The 910-day rule prevents car loan cramdown for vehicles purchased within 910 days (approximately two and a half years) of filing for bankruptcy. Under this rule, the debtor must pay the full balance of the loan through their Chapter 13 repayment plan, regardless of the car’s current market value. This rule was established to protect lenders from significant losses on newer loans and leads to fair treatment in bankruptcy cases.
What is the difference between cram up and cram down?
A "cram down" reduces the amount owed on secured debts to the collateral’s value, benefiting debtors by lowering their financial obligations. Conversely, a "cram up" involves debtors restructuring payment terms to pay the full debt balance, often at more favorable terms such as reduced interest rates.
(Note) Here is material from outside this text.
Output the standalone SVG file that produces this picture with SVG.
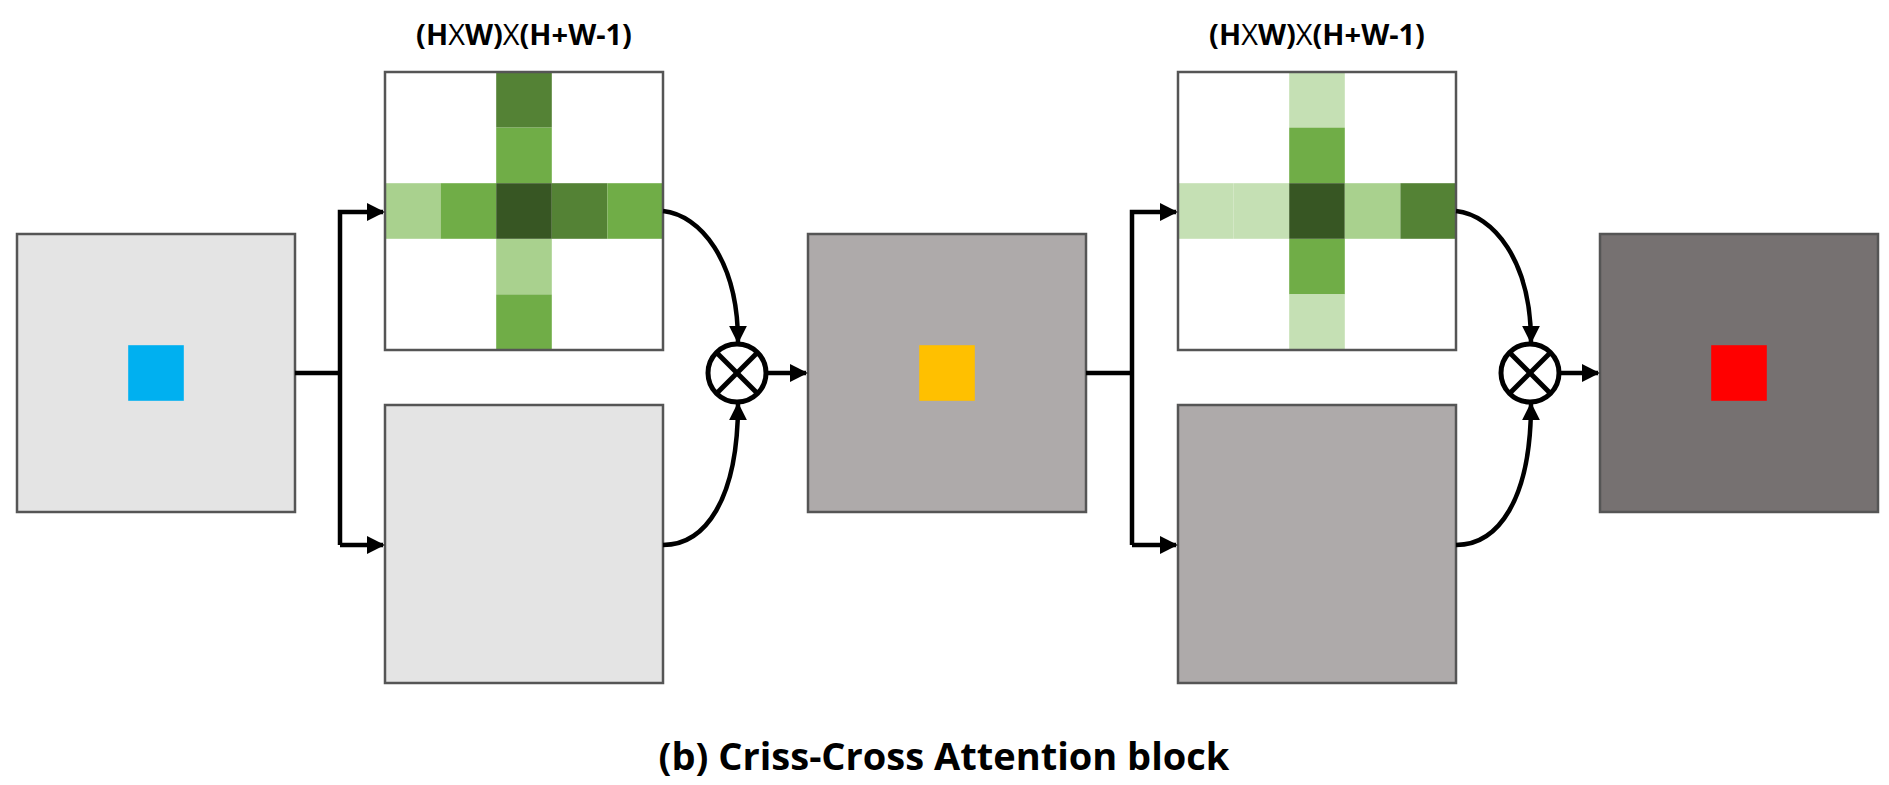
<svg xmlns="http://www.w3.org/2000/svg" width="1889" height="785" viewBox="0 0 1889 785">
<style>
.g line{stroke:#1a1a1a;stroke-width:2}
.frame{fill:none;stroke:#555;stroke-width:2.5}
.c{fill:none;stroke:#000;stroke-width:4.5}
.lbl{font-family:"Open Sans","Liberation Sans",sans-serif;font-weight:bold;font-size:29px;fill:#000}
.title{font-family:"Open Sans","Liberation Sans",sans-serif;font-weight:bold;font-size:38px;fill:#000}
</style>
<defs>
<marker id="ah" viewBox="0 0 10 10" refX="9" refY="5" markerWidth="4" markerHeight="4" orient="auto" markerUnits="strokeWidth">
<path d="M0,0 L10,5 L0,10 z" fill="#000"/>
</marker>
<g id="lines">
<line x1="55.6" y1="0" x2="55.6" y2="278"/><line x1="111.2" y1="0" x2="111.2" y2="278"/><line x1="166.8" y1="0" x2="166.8" y2="278"/><line x1="222.4" y1="0" x2="222.4" y2="278"/>
<line y1="55.6" x1="0" y2="55.6" x2="278"/><line y1="111.2" x1="0" y2="111.2" x2="278"/><line y1="166.8" x1="0" y2="166.8" x2="278"/><line y1="222.4" x1="0" y2="222.4" x2="278"/>
<rect class="frame" x="0" y="0" width="278" height="278"/>
</g>
</defs>

<g id="input" class="g" transform="translate(17,234)">
<rect width="278" height="278" fill="#e4e4e4"/>
<rect x="111.2" y="111.2" width="55.6" height="55.6" fill="#00b0f0"/>
<use href="#lines"/>
</g>

<g id="attn1" class="g" transform="translate(385,72)">
<rect width="278" height="278" fill="#fff"/>
<rect x="111.2" y="0" width="55.6" height="55.6" fill="#548235"/>
<rect x="111.2" y="55.6" width="55.6" height="55.6" fill="#70ad47"/>
<rect x="111.2" y="166.8" width="55.6" height="55.6" fill="#a9d18e"/>
<rect x="111.2" y="222.4" width="55.6" height="55.6" fill="#70ad47"/>
<rect x="0" y="111.2" width="55.6" height="55.6" fill="#a9d18e"/>
<rect x="55.6" y="111.2" width="55.6" height="55.6" fill="#70ad47"/>
<rect x="111.2" y="111.2" width="55.6" height="55.6" fill="#375623"/>
<rect x="166.8" y="111.2" width="55.6" height="55.6" fill="#548235"/>
<rect x="222.4" y="111.2" width="55.6" height="55.6" fill="#70ad47"/>
<use href="#lines"/>
</g>
<text class="lbl" x="524" y="45" text-anchor="middle">(H<tspan font-weight="normal">X</tspan>W)<tspan font-weight="normal">X</tspan>(H+W-1)</text>

<g id="value1" class="g" transform="translate(385,405)">
<rect width="278" height="278" fill="#e4e4e4"/>
<use href="#lines"/>
</g>

<g id="mul1">
<circle cx="737" cy="373" r="29" fill="#fff" stroke="#000" stroke-width="5"/>
<line x1="716.5" y1="352.5" x2="757.5" y2="393.5" stroke="#000" stroke-width="5"/>
<line x1="757.5" y1="352.5" x2="716.5" y2="393.5" stroke="#000" stroke-width="5"/>
</g>

<g id="mid" class="g" transform="translate(808,234)">
<rect width="278" height="278" fill="#aeaaaa"/>
<rect x="111.2" y="111.2" width="55.6" height="55.6" fill="#ffc000"/>
<use href="#lines"/>
</g>

<g id="attn2" class="g" transform="translate(1178,72)">
<rect width="278" height="278" fill="#fff"/>
<rect x="111.2" y="0" width="55.6" height="55.6" fill="#c5e0b4"/>
<rect x="111.2" y="55.6" width="55.6" height="55.6" fill="#70ad47"/>
<rect x="111.2" y="166.8" width="55.6" height="55.6" fill="#70ad47"/>
<rect x="111.2" y="222.4" width="55.6" height="55.6" fill="#c5e0b4"/>
<rect x="0" y="111.2" width="55.6" height="55.6" fill="#c5e0b4"/>
<rect x="55.6" y="111.2" width="55.6" height="55.6" fill="#c5e0b4"/>
<rect x="111.2" y="111.2" width="55.6" height="55.6" fill="#375623"/>
<rect x="166.8" y="111.2" width="55.6" height="55.6" fill="#a9d18e"/>
<rect x="222.4" y="111.2" width="55.6" height="55.6" fill="#548235"/>
<use href="#lines"/>
</g>
<text class="lbl" x="1317" y="45" text-anchor="middle">(H<tspan font-weight="normal">X</tspan>W)<tspan font-weight="normal">X</tspan>(H+W-1)</text>

<g id="value2" class="g" transform="translate(1178,405)">
<rect width="278" height="278" fill="#aeaaaa"/>
<use href="#lines"/>
</g>

<g id="mul2">
<circle cx="1530" cy="373" r="29" fill="#fff" stroke="#000" stroke-width="5"/>
<line x1="1509.5" y1="352.5" x2="1550.5" y2="393.5" stroke="#000" stroke-width="5"/>
<line x1="1550.5" y1="352.5" x2="1509.5" y2="393.5" stroke="#000" stroke-width="5"/>
</g>

<g id="output" class="g" transform="translate(1600,234)">
<rect width="278" height="278" fill="#767171"/>
<rect x="111.2" y="111.2" width="55.6" height="55.6" fill="#ff0000"/>
<use href="#lines"/>
</g>

<g id="connectors">
<path class="c" d="M295,373 H340"/>
<path class="c" d="M340,545 V212 H383" marker-end="url(#ah)"/>
<path class="c" d="M340,545 H383" marker-end="url(#ah)"/>
<path class="c" d="M663,211 C700,215 738,260 738,342" marker-end="url(#ah)"/>
<path class="c" d="M663,545 C705,545 738,500 738,404" marker-end="url(#ah)"/>
<path class="c" d="M766,373 H806" marker-end="url(#ah)"/>
<path class="c" d="M1086,373 H1132"/>
<path class="c" d="M1132,545 V212 H1176" marker-end="url(#ah)"/>
<path class="c" d="M1132,545 H1176" marker-end="url(#ah)"/>
<path class="c" d="M1456,211 C1493,215 1531,260 1531,342" marker-end="url(#ah)"/>
<path class="c" d="M1456,545 C1498,545 1531,500 1531,404" marker-end="url(#ah)"/>
<path class="c" d="M1559,373 H1598" marker-end="url(#ah)"/>
</g>

<text class="title" x="944" y="770" text-anchor="middle">(b) Criss-Cross Attention block</text>
</svg>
While cramdowns are more common, cram ups may be used when debtors seek to retain assets without reducing the principal owed. Both processes require court approval under bankruptcy law.
What liens can be crammed down in Chapter 13?
In Chapter 13 bankruptcy, certain liens on secured debts can be crammed down, meaning the loan balance is reduced to the collateral’s current market value. Examples include vehicle loans (if the car was purchased over 910 days before filing), rental property mortgages, and loans secured by furniture or equipment.

However, primary residence mortgages cannot typically be crammed down. The remaining unsecured portion of the debt may be discharged after completing the repayment plan, providing significant financial relief to debtors with depreciated assets.